Supplied information —
----

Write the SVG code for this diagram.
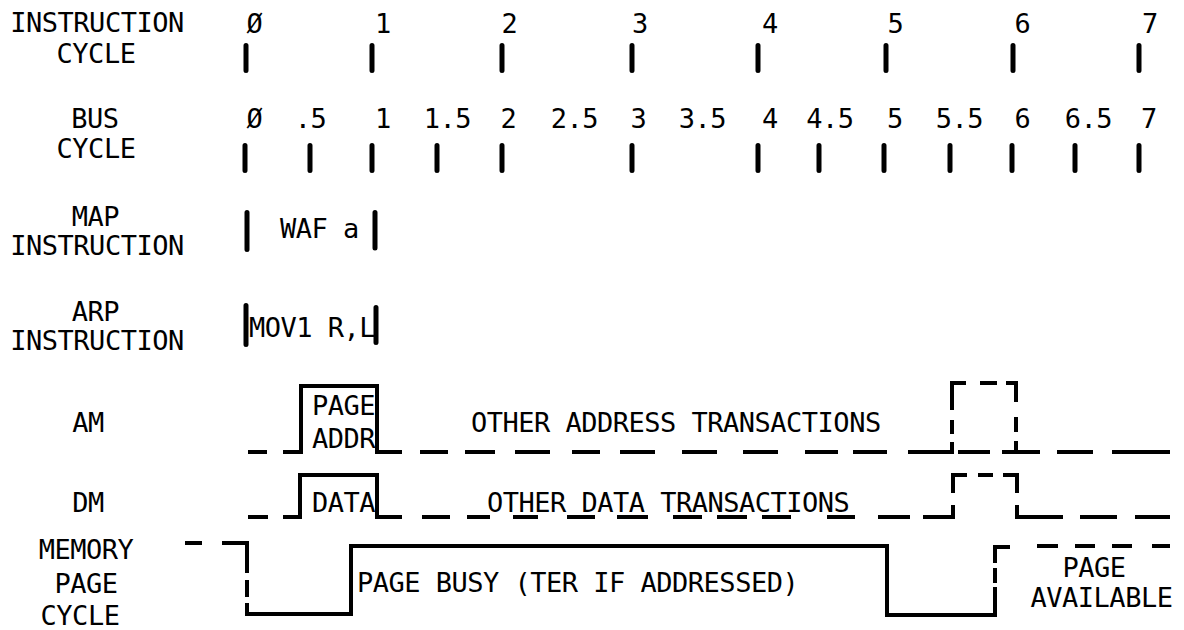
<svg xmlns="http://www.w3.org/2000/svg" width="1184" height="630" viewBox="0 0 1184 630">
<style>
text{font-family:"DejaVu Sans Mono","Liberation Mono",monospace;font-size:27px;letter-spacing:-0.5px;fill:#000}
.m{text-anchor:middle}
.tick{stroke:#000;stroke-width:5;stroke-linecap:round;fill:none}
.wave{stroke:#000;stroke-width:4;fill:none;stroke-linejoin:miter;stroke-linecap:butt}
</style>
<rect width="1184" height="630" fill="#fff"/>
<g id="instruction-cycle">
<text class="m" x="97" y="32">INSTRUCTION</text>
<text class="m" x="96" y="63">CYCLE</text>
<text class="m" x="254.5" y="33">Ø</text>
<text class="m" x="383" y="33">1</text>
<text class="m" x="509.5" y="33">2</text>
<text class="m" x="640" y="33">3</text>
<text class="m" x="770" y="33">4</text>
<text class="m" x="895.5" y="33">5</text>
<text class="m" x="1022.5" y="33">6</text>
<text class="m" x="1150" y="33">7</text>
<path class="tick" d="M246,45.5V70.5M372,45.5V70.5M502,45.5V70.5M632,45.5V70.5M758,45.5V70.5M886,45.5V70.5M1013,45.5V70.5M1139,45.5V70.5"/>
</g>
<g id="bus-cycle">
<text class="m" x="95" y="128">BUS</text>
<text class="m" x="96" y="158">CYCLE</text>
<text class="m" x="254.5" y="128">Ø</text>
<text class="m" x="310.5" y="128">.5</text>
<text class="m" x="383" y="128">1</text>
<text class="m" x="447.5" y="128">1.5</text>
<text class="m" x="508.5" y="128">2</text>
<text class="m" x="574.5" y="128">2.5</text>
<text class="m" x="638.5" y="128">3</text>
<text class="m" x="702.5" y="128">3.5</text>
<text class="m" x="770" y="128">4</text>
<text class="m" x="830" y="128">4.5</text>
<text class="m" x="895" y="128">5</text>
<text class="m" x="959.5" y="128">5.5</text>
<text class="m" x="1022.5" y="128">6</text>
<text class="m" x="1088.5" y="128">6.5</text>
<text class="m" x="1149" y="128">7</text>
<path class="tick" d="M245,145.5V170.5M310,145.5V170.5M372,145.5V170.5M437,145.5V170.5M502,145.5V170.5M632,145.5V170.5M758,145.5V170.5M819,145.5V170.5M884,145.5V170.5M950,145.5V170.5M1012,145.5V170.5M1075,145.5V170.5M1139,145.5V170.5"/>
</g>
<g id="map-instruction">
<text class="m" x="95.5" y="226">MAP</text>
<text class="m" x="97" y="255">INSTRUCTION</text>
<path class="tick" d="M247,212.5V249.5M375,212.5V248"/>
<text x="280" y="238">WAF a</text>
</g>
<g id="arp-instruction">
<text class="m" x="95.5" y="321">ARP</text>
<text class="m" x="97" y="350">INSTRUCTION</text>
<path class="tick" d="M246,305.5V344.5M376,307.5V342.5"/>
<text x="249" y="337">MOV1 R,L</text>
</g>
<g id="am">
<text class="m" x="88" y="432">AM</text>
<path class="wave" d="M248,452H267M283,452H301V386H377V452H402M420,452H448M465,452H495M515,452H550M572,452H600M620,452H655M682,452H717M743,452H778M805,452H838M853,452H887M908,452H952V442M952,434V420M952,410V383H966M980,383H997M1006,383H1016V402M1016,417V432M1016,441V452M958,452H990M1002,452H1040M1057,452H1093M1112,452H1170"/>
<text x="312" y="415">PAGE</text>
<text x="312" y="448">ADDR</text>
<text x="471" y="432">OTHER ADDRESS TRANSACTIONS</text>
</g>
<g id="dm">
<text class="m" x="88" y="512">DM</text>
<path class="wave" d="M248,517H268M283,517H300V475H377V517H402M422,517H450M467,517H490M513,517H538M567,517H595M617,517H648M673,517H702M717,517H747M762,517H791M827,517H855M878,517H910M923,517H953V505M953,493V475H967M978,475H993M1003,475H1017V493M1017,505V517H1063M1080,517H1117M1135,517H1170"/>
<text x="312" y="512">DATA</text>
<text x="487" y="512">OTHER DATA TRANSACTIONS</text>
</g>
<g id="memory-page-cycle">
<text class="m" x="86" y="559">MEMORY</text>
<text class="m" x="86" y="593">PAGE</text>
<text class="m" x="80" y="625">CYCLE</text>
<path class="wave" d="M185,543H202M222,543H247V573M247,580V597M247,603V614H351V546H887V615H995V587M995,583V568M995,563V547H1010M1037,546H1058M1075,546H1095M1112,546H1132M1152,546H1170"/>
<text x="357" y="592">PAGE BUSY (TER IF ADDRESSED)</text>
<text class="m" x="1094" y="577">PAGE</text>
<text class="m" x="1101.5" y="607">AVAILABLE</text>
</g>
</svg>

----

Task to carry out —
Without the pictures, write out all of the material exactly.

Solved problem —
Write the SVG code for this diagram.
<svg xmlns="http://www.w3.org/2000/svg" width="1184" height="630" viewBox="0 0 1184 630">
<style>
text{font-family:"DejaVu Sans Mono","Liberation Mono",monospace;font-size:27px;letter-spacing:-0.5px;fill:#000}
.m{text-anchor:middle}
.tick{stroke:#000;stroke-width:5;stroke-linecap:round;fill:none}
.wave{stroke:#000;stroke-width:4;fill:none;stroke-linejoin:miter;stroke-linecap:butt}
</style>
<rect width="1184" height="630" fill="#fff"/>
<g id="instruction-cycle">
<text class="m" x="97" y="32">INSTRUCTION</text>
<text class="m" x="96" y="63">CYCLE</text>
<text class="m" x="254.5" y="33">Ø</text>
<text class="m" x="383" y="33">1</text>
<text class="m" x="509.5" y="33">2</text>
<text class="m" x="640" y="33">3</text>
<text class="m" x="770" y="33">4</text>
<text class="m" x="895.5" y="33">5</text>
<text class="m" x="1022.5" y="33">6</text>
<text class="m" x="1150" y="33">7</text>
<path class="tick" d="M246,45.5V70.5M372,45.5V70.5M502,45.5V70.5M632,45.5V70.5M758,45.5V70.5M886,45.5V70.5M1013,45.5V70.5M1139,45.5V70.5"/>
</g>
<g id="bus-cycle">
<text class="m" x="95" y="128">BUS</text>
<text class="m" x="96" y="158">CYCLE</text>
<text class="m" x="254.5" y="128">Ø</text>
<text class="m" x="310.5" y="128">.5</text>
<text class="m" x="383" y="128">1</text>
<text class="m" x="447.5" y="128">1.5</text>
<text class="m" x="508.5" y="128">2</text>
<text class="m" x="574.5" y="128">2.5</text>
<text class="m" x="638.5" y="128">3</text>
<text class="m" x="702.5" y="128">3.5</text>
<text class="m" x="770" y="128">4</text>
<text class="m" x="830" y="128">4.5</text>
<text class="m" x="895" y="128">5</text>
<text class="m" x="959.5" y="128">5.5</text>
<text class="m" x="1022.5" y="128">6</text>
<text class="m" x="1088.5" y="128">6.5</text>
<text class="m" x="1149" y="128">7</text>
<path class="tick" d="M245,145.5V170.5M310,145.5V170.5M372,145.5V170.5M437,145.5V170.5M502,145.5V170.5M632,145.5V170.5M758,145.5V170.5M819,145.5V170.5M884,145.5V170.5M950,145.5V170.5M1012,145.5V170.5M1075,145.5V170.5M1139,145.5V170.5"/>
</g>
<g id="map-instruction">
<text class="m" x="95.5" y="226">MAP</text>
<text class="m" x="97" y="255">INSTRUCTION</text>
<path class="tick" d="M247,212.5V249.5M375,212.5V248"/>
<text x="280" y="238">WAF a</text>
</g>
<g id="arp-instruction">
<text class="m" x="95.5" y="321">ARP</text>
<text class="m" x="97" y="350">INSTRUCTION</text>
<path class="tick" d="M246,305.5V344.5M376,307.5V342.5"/>
<text x="249" y="337">MOV1 R,L</text>
</g>
<g id="am">
<text class="m" x="88" y="432">AM</text>
<path class="wave" d="M248,452H267M283,452H301V386H377V452H402M420,452H448M465,452H495M515,452H550M572,452H600M620,452H655M682,452H717M743,452H778M805,452H838M853,452H887M908,452H952V442M952,434V420M952,410V383H966M980,383H997M1006,383H1016V402M1016,417V432M1016,441V452M958,452H990M1002,452H1040M1057,452H1093M1112,452H1170"/>
<text x="312" y="415">PAGE</text>
<text x="312" y="448">ADDR</text>
<text x="471" y="432">OTHER ADDRESS TRANSACTIONS</text>
</g>
<g id="dm">
<text class="m" x="88" y="512">DM</text>
<path class="wave" d="M248,517H268M283,517H300V475H377V517H402M422,517H450M467,517H490M513,517H538M567,517H595M617,517H648M673,517H702M717,517H747M762,517H791M827,517H855M878,517H910M923,517H953V505M953,493V475H967M978,475H993M1003,475H1017V493M1017,505V517H1063M1080,517H1117M1135,517H1170"/>
<text x="312" y="512">DATA</text>
<text x="487" y="512">OTHER DATA TRANSACTIONS</text>
</g>
<g id="memory-page-cycle">
<text class="m" x="86" y="559">MEMORY</text>
<text class="m" x="86" y="593">PAGE</text>
<text class="m" x="80" y="625">CYCLE</text>
<path class="wave" d="M185,543H202M222,543H247V573M247,580V597M247,603V614H351V546H887V615H995V587M995,583V568M995,563V547H1010M1037,546H1058M1075,546H1095M1112,546H1132M1152,546H1170"/>
<text x="357" y="592">PAGE BUSY (TER IF ADDRESSED)</text>
<text class="m" x="1094" y="577">PAGE</text>
<text class="m" x="1101.5" y="607">AVAILABLE</text>
</g>
</svg>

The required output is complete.